Одновременно пенсионная  нищета,  редкие  копеечные  заработки,  добивающее  в  человеке  жизнь,  чувство  социальной  никчемности  на  густопсовом  фоне   малограмотных  выскочек,  нуворишей  от  культуры,   идейных  легализаторов   контркультуры  с  их  единственным  трендом -  возбуждать и возбуждать в  душах  желтую   жажду   искусственных   развлечений   и  неселективного   потребительства.
Одновременно -  безуспешные    попытки  собрать   в  себе  ошметки  сердца,  мыслей,  воли.

*  *  *

Побыть  на  людях,  прийти  на  скромную  презентацию  -  тоже  было  из  попыток  Варвары  Гавриловны  очнуться  -  как говаривали  раньше,  исполниться  ощущением  в  себе  присутствия  жизни. Чтоб  не  твердить  только тупо  добрые  слова  добрых людей – «Надо жить!»,  а  самой  почуять -  хочется  жить.
И,  конечно, от  встречи  с  новоряженым   Евсеем   отстранилась  она  как от нелепого  недоразумения. Но  в  мозгу  ее  стал  крутиться  и крутился  нелепый  же его восклик - «Чистая  правда!». А  затем,  как  эхо, –  восклицание   Андреева – «Чистая правда – твоя  нечистая  сила!». А  затем  -  подробности  из  негодяйского  репертуара  Шамары.
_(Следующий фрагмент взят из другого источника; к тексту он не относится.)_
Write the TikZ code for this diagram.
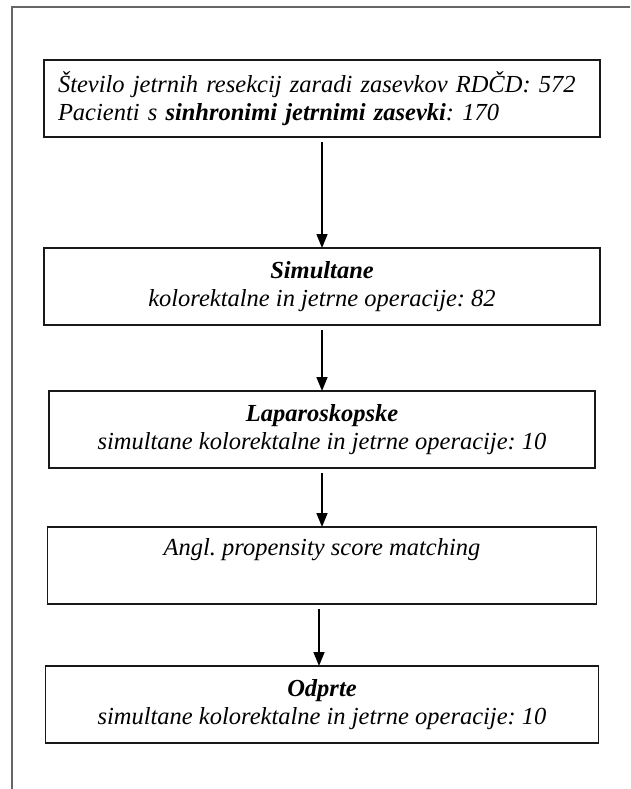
\documentclass[tikz,border=0pt]{standalone}
\usepackage{fontspec}
\setmainfont{Liberation Serif}
\usepackage{tikz}
\usetikzlibrary{positioning,arrows.meta}
\frenchspacing

\begin{document}
\begin{tikzpicture}[x=1pt,y=1pt,
    flowbox/.style={draw=black!90,line width=1.5pt,outer sep=0pt,inner xsep=14pt,minimum height=77pt,align=center,font=\fontsize{24.5}{28}\selectfont\itshape},
    flowarrow/.style={line width=1.5pt,-{Triangle[width=11pt,length=14pt]},shorten <=5pt}]
      \useasboundingbox (0,0) rectangle (630,-789);
      \draw[black!60,line width=1.2pt] (630,-7) -- (12,-7) -- (12,-789);
      \node[flowbox,align=left,text width=528pt](total) at (322,-98.5){Število jetrnih resekcij zaradi zasevkov RDČD: 572\\Pacienti s \textbf{sinhronimi jetrnimi zasevki}: 170};
      \node[flowbox,minimum width=556pt,below=111pt of total](simult){\textbf{Simultane}\\kolorektalne in jetrne operacije: 82};
      \node[flowbox,minimum width=546pt,below=66pt of simult](lapar){\textbf{Laparoskopske}\\simultane kolorektalne in jetrne operacije: 10};
      \node[flowbox,minimum width=549pt,below=59pt of lapar](psm){Angl. propensity score matching\\\strut};
      \node[flowbox,minimum width=553pt,below=62pt of psm](odprte){\textbf{Odprte}\\simultane kolorektalne in jetrne operacije: 10};
      \draw[flowarrow] (total.south) -- (simult.north);
      \draw[flowarrow] (simult.south) -- (lapar.north);
      \draw[flowarrow] (lapar.south) -- (psm.north);
      \draw[flowarrow] ([xshift=-3pt]psm.south) -- ([xshift=-3pt]odprte.north);
    \end{tikzpicture}
\end{document}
И  вдруг  проняла Варвару  Гавриловну  догадка: фигура  Шамары,  чувствовавшего  себя  проходной  пешкой  при прошлом  режиме  и  благолепно  чувствующего  себя при  режиме  новом  есть  важная  говорящая  - знаковая  фигура.  Сквозной мотив,  сквозная  социально –асоциальная  особь,  системный  «сквозняк»;  и она же, эта  фигура  -  связной,  связник,  связист,  связка  между   взаимоисключающими,  казалось  бы,   системами. И  в этом  ее  важность,  плюс.   «Евсею,  как с гуся  вода, - он  был  принят  и той  системой,  принят   и  этой. А тебя,  лепая  Варвара,  что  та  система   выталкивала,  что эта».
И  захотелось  Варваре  Гавриловне  вспомнить,  что  прямо и косвенно  связано  со  знаковым   Шамарой.   И записать. Кто-то  же   прочитает...
 
Не  зря  же  тысячелетиями  люди  уповают  на  записанное  -  слова  развеиваются,  записанное  остается.